Sharp Talk and similar forums appeal to a certain demographic group - people in their late 20s and a bit onwards.
But what of the younger generation of PNG’s Facebook addicts? Many have turned to the ‘Confessions’ pages of Facebook.
Indeed such pages are the rage at the moment; with so many popping up to easily gather audiences.
One of the most popular in PNG is the NCD School Love Confessions Page where one can get into the minds of Port Moresby’s students as they discuss online their secret lives as well as take their school fights.
The most popular remain the news pages with The PNG news page being perhaps the most popular. News page was the first PNG Facebook group dedicated to providing news and has become one of the most trusted news sources.
Various other media organisations have set up news pages (the newspapers are notably absent). It’s worth noting that within a nation where information travels relatively slowly, old news is still big news.
The mobile phone has changed the news dynamic in PNG. Towards the end of last year, the biggest controversy involving Ok Tedi mine was sparked by a Fly River woman with a mobile phone.
The irony was that mobile phone coverage in Western Province was made possible by Ok Tedi’s major shareholder, the PNG Sustainable Development Program.
This story is similar to the events that led to the downfall of the Somare regime which was also linked to improved communications. It was during the Somare years that Papua New Guineans benefited from cheaper telecommunications due to the entry of Digicel.
But improved telecommunications also meant that rumours and bad news about the regime would spread like wildfire, especially during Somare’s protracted hospitalisation in Singapore.
Blogs continue to play a significant role in PNG, being perhaps the most influential form of media. PNG Exposed, PNG Mine Watch and PNG Blogs have the greatest influence on the national discourse.
Looking into 2013, Papua New Guinea’s tech-savvy urban youth will continue to feel ripped off by Digicel.
Internet is still expensive and many users are starting the switch to Bmobile, which also provides 3G coverage in some urban centres.
However availability of compatible handsets and limited coverage by Bmobile will prevent some from making the switch from Digicel.

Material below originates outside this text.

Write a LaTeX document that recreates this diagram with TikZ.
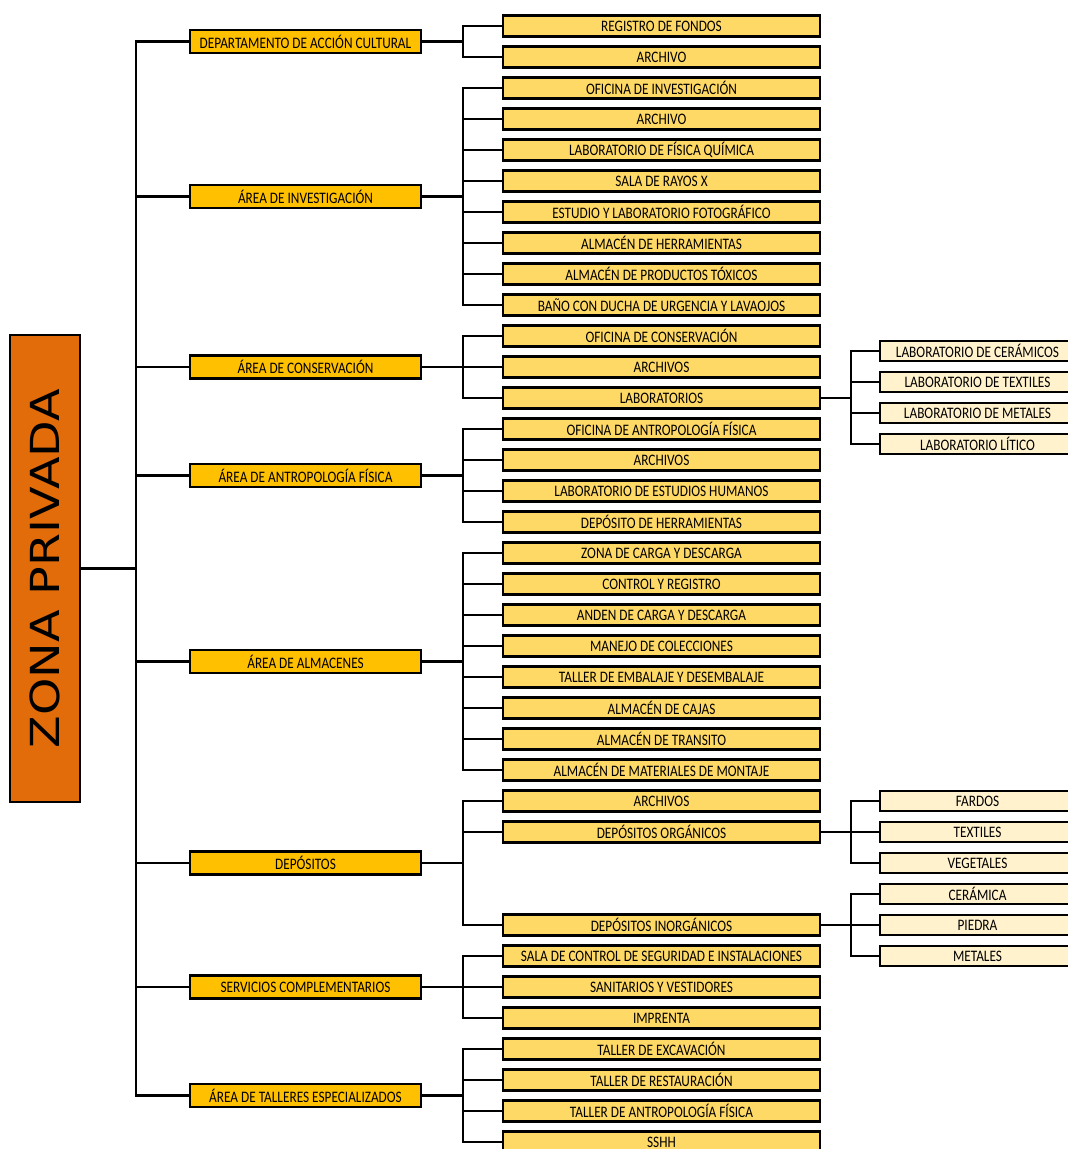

2013 may also be a year where PNG based business advertising increases as witnessed by the number of new ads popping up on Facebook.
As more voices are added to an accelerating social network, noise begins to increase. The outcome is likely to be an increase in closed discussion groups where membership is limited to like-minded people.

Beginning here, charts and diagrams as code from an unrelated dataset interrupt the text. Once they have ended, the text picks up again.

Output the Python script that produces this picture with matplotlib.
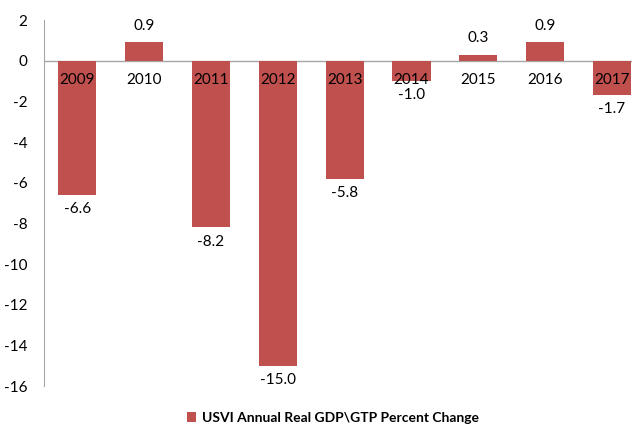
import matplotlib.pyplot as plt

years = ['2009', '2010', '2011', '2012', '2013', '2014', '2015', '2016', '2017']
change = [-6.6, 0.9, -8.2, -15.0, -5.8, -1.0, 0.3, 0.9, -1.7]
yticks = [2, 0, -2, -4, -6, -8, -10, -12, -14, -16]

plt.rcParams['font.family'] = ['Lato', 'DejaVu Sans']

fig = plt.figure(figsize=(6.4, 4.3), dpi=100)
ax = fig.add_axes([44/640, 1 - 386/430, (632 - 44)/640, (386 - 20)/430])

x = range(len(years))
ax.bar(x, change, width=0.57, color='#C0504D', label='USVI Annual Real GDP\\GTP Percent Change', zorder=2)

# year labels sit just under the zero line
for i, yr in enumerate(years):
    ax.text(i, -0.95, yr, ha='center', va='center', fontsize=11, color='black', zorder=3)

# value labels
for i, v in enumerate(change):
    if v < 0:
        ax.text(i, v - 0.35, '%.1f' % v, ha='center', va='top', fontsize=11)
    else:
        ax.text(i, v + 0.45, '%.1f' % v, ha='center', va='bottom', fontsize=11)

ax.set_xlim(-0.5, 8.3)
ax.set_ylim(-16, 2)
ax.set_yticks(yticks)
ax.set_yticklabels([str(t) for t in yticks], fontsize=11)
ax.set_xticks([])
ax.axhline(0, color='#A6A6A6', lw=1, zorder=1)
for s in ['top', 'right', 'bottom']:
    ax.spines[s].set_visible(False)
ax.spines['left'].set_color('#A6A6A6')
ax.tick_params(axis='y', length=0, pad=12)

leg = fig.legend(loc='center', bbox_to_anchor=(0.52, 1 - 418/430), frameon=False,
                 handlelength=0.7, handleheight=0.7, handletextpad=0.4,
                 prop={'size': 10, 'weight': 'bold'})

fig.savefig('out.png', dpi=100)
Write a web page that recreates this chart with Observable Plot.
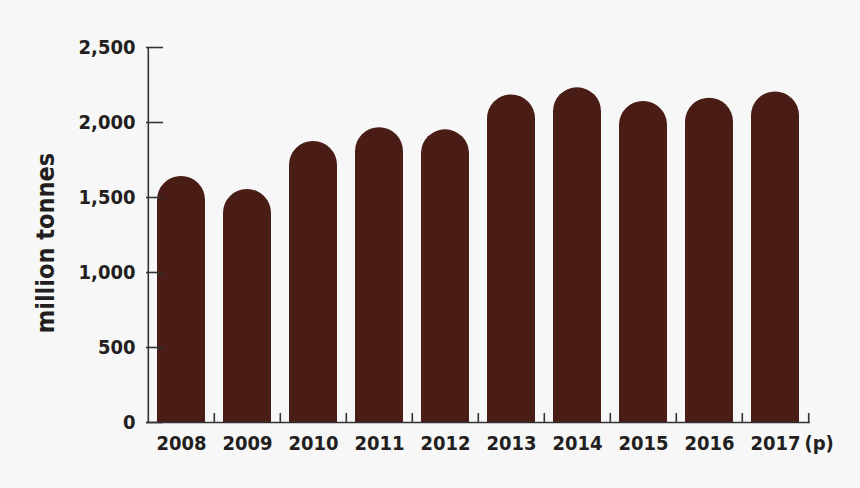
<!DOCTYPE html>
<html>
<head>
<meta charset="utf-8">
<script src="https://cdn.jsdelivr.net/npm/d3@7"></script>
<script src="https://cdn.jsdelivr.net/npm/@observablehq/plot@0.6"></script>
<style>
  html, body { margin: 0; padding: 0; background: #f7f7f7; }
  #chart svg { display: block; }
  #chart svg text { font-stretch: condensed; }
</style>
</head>
<body>
<div id="chart"></div>
<script>
const years = ["2008", "2009", "2010", "2011", "2012", "2013", "2014", "2015", "2016", "2017"];
const values = [1640, 1553, 1873, 1965, 1951, 2184, 2231, 2140, 2162, 2204];
const yTicks = [0, 500, 1000, 1500, 2000, 2500];
const yLabel = "million tonnes";
const lastNote = "(p)";

const data = years.map((y, i) => ({year: y, value: values[i]}));

const W = 860, H = 488;
const mL = 146, mR = 50, mT = 47, mB = 66;
const frameW = W - mL - mR;
const frameH = H - mT - mB;
const step = frameW / years.length;
const padInner = 0.28;
const bw = step * (1 - padInner);
const font = `"DejaVu Sans", sans-serif`;
const barColor = "#4a1c16";
const axisColor = "#333333";
const textColor = "#231f20";
const fs = 20;

const chart = Plot.plot({
  width: W,
  height: H,
  marginLeft: mL,
  marginRight: mR,
  marginTop: mT,
  marginBottom: mB,
  style: {background: "#f7f7f7", fontFamily: font, fontWeight: "bold", fontSize: fs + "px", color: textColor, overflow: "visible"},
  x: {domain: years, paddingInner: padInner, paddingOuter: padInner / 2},
  y: {domain: [0, 2500]},
  marks: [
    // rounded tops
    Plot.barY(data, {x: "year", y: "value", fill: barColor, rx: bw / 2, ry: bw / 2}),
    // square lower part
    Plot.barY(data, {x: "year", y: "value", fill: barColor, insetTop: bw / 2}),
    // axes
    Plot.axisY(yTicks, {tickSize: 0, tickPadding: 11, tickFormat: d3.format(","), fill: textColor, fontSize: fs, fontWeight: "bold", label: null}),
    Plot.axisX(years, {tickSize: 0, tickPadding: 13, fill: textColor, fontSize: fs, fontWeight: "bold", label: null}),
    // y axis line
    Plot.tickX([years[0]], {x: d => d, dx: -step / 2, stroke: axisColor, strokeWidth: 1.6}),
    // y ticks pointing inward
    Plot.tickY(yTicks, {y: d => d, insetRight: frameW - 17, stroke: axisColor, strokeWidth: 1.6}),
    // x axis line
    Plot.ruleY([0], {stroke: axisColor, strokeWidth: 1.6}),
    // x ticks at band boundaries pointing up
    Plot.tickX(years.slice(1), {x: d => d, dx: -step / 2, insetTop: frameH - 9, stroke: axisColor, strokeWidth: 1.6}),
    Plot.tickX([years[years.length - 1]], {x: d => d, dx: step / 2, insetTop: frameH - 9, stroke: axisColor, strokeWidth: 1.6}),
    // (p) note
    Plot.text([lastNote], {x: () => years[years.length - 1], y: () => 0, dx: 29, dy: 13, text: d => d, textAnchor: "start", lineAnchor: "top", fill: textColor, fontSize: fs, fontWeight: "bold"}),
    // y label
    Plot.text([yLabel], {frameAnchor: "left", dx: -101, dy: 8, rotate: -90, text: d => d, textAnchor: "middle", fill: textColor, fontSize: 25, fontWeight: "bold"})
  ]
});
document.getElementById("chart").appendChild(chart);
</script>
</body>
</html>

So 2013 may see a more mature Facebook crowd, with like-minded people creating spaces that may bring change for good or for worse.

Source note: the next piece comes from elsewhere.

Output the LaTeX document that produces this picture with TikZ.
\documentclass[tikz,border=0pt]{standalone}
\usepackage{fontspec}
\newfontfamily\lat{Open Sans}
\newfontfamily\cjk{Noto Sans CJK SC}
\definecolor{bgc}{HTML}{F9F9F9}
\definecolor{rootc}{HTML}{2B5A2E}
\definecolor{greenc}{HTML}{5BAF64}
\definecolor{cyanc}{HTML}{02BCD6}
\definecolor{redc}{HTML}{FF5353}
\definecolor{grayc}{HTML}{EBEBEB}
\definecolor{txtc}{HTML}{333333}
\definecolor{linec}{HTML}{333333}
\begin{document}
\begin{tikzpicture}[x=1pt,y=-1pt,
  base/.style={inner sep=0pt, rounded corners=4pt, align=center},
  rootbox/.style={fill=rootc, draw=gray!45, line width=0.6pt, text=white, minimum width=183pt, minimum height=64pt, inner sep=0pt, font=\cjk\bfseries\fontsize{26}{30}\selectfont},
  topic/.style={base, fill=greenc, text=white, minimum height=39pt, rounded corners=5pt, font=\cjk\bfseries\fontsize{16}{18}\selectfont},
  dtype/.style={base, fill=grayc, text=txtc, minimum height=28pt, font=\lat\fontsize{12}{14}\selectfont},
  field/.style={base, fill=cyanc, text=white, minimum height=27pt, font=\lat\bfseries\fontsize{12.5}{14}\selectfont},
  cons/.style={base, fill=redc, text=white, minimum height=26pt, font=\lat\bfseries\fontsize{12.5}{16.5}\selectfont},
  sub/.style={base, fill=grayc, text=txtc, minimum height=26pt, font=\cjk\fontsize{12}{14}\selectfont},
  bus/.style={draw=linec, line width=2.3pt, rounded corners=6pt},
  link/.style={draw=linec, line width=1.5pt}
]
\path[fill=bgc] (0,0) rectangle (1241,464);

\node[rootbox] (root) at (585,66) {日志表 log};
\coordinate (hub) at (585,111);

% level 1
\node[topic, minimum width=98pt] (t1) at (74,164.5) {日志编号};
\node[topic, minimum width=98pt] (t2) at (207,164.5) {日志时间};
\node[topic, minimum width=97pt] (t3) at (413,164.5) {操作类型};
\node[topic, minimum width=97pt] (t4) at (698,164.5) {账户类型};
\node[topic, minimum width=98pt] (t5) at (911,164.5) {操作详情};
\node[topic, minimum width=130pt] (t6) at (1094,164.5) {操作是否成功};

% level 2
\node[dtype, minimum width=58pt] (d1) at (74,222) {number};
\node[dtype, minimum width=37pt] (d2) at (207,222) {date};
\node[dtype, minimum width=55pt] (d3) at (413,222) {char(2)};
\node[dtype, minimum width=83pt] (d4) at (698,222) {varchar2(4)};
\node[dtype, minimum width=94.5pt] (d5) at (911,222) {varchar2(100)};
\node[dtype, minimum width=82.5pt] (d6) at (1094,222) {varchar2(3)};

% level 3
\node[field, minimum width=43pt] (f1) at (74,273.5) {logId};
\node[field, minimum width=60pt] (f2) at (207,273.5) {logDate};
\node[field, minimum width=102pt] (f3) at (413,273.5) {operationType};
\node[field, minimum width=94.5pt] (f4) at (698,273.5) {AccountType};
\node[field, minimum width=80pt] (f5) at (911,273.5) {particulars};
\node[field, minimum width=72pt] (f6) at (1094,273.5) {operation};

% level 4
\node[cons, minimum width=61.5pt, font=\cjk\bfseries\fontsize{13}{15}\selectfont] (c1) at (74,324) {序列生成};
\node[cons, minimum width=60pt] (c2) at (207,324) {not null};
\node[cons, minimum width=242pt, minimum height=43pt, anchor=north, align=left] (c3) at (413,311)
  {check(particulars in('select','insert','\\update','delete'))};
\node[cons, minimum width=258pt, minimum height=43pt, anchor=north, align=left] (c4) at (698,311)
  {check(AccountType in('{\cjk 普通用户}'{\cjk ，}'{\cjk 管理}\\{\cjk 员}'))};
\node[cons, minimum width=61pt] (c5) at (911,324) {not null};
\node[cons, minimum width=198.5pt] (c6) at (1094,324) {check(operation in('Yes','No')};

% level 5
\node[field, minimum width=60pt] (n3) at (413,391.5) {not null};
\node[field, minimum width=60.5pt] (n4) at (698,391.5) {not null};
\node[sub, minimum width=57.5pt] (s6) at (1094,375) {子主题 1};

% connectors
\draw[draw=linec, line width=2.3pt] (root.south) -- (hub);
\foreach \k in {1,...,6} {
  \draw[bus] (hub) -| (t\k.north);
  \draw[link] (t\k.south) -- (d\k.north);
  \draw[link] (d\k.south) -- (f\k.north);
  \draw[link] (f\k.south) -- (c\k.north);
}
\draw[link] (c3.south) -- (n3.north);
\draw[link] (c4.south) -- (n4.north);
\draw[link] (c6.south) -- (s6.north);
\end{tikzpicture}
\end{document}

Problems are emerging from the abuse of social media. The amount of Papua New Guinean pornographic material featuring online is likely to increase. This raises privacy issues for many naïve individuals getting linked to the web for the first time.
The PNG telecommunications body NICTA (National Information and Communications Technology Authority) has developed policies and legislation to address cyber-crime and the Minister for Internal Security has suggested having all mobile phones properly registered as problems linked to phone use arise.
How the government balances the need to address the social and criminal issues arising from use of information technology whilst maintaining freedom of speech online will be closely watched by all stakeholders.
There is also a need for Freedom of Information legislation and protection of whistle-blowers.
Whilst information can be anonymously leaked online, it would be better for proper channels of communication to be created so that Papua New Guineans can have mature discussions about the issues that face the nation, its people and the environment.